Children’s rights ombudsman says Opponents of U.S. adoption ban want to continue selling Russian orphans

Russian Orphanage file photo

(Interfax – January 15, 2013)

The impossibility to continue funding pseudo-human rights organizations was the true reason behind last weekend’s protests against the so-called Dima Yakovlev law in Russia, the country’s ombudsman for children’s rights Pavel Astakhov said.

“The protests are not  not against the fact that they [orphans] are allegedly doomed to some sort of existence or even death here,” he said during a trip to Kemedovo on Tuesday. “These protests are against the impossibility of funding these pseudo-human rights organizations at someone else’s expense.
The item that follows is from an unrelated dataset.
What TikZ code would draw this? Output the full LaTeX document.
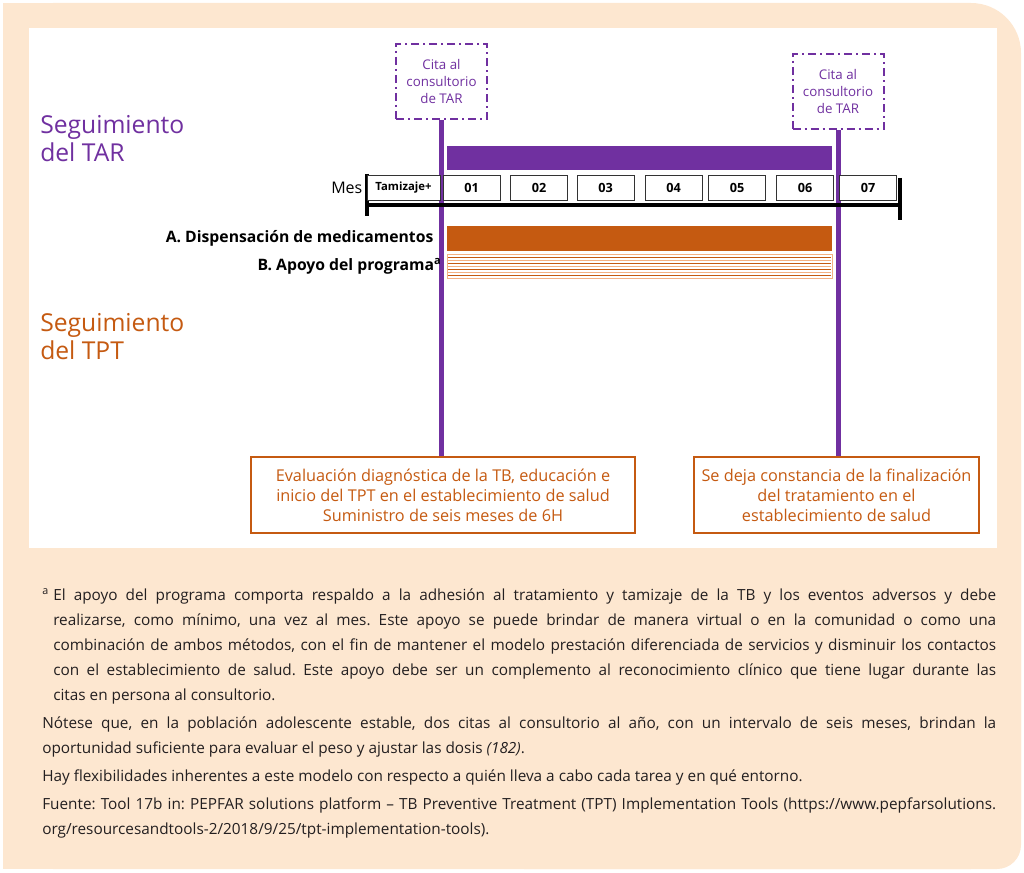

All foreign foundations, all foreign agencies have closed their accounts.”

“This resistance has emerged among those who do not want to tackle these problems, but want to see humiliated Russia and want us to continue selling our children,” he said.

As many as 105,000 children live in orphanages in Russia today, which is “an unacceptably large number,” Astakhov said.

There are 1,000 legally capable people per each such child, the official said, calling on Russian families to adopt orphans.

“As we play this “American roulette”, we do not know what will happen to this child, even it is a child with disabilities – whether they will become another Jessica Long, a Paralymic champion, or another Ksenia Antolova from Kemerovo, who was abused by her adoptive American father,” Astakhov said.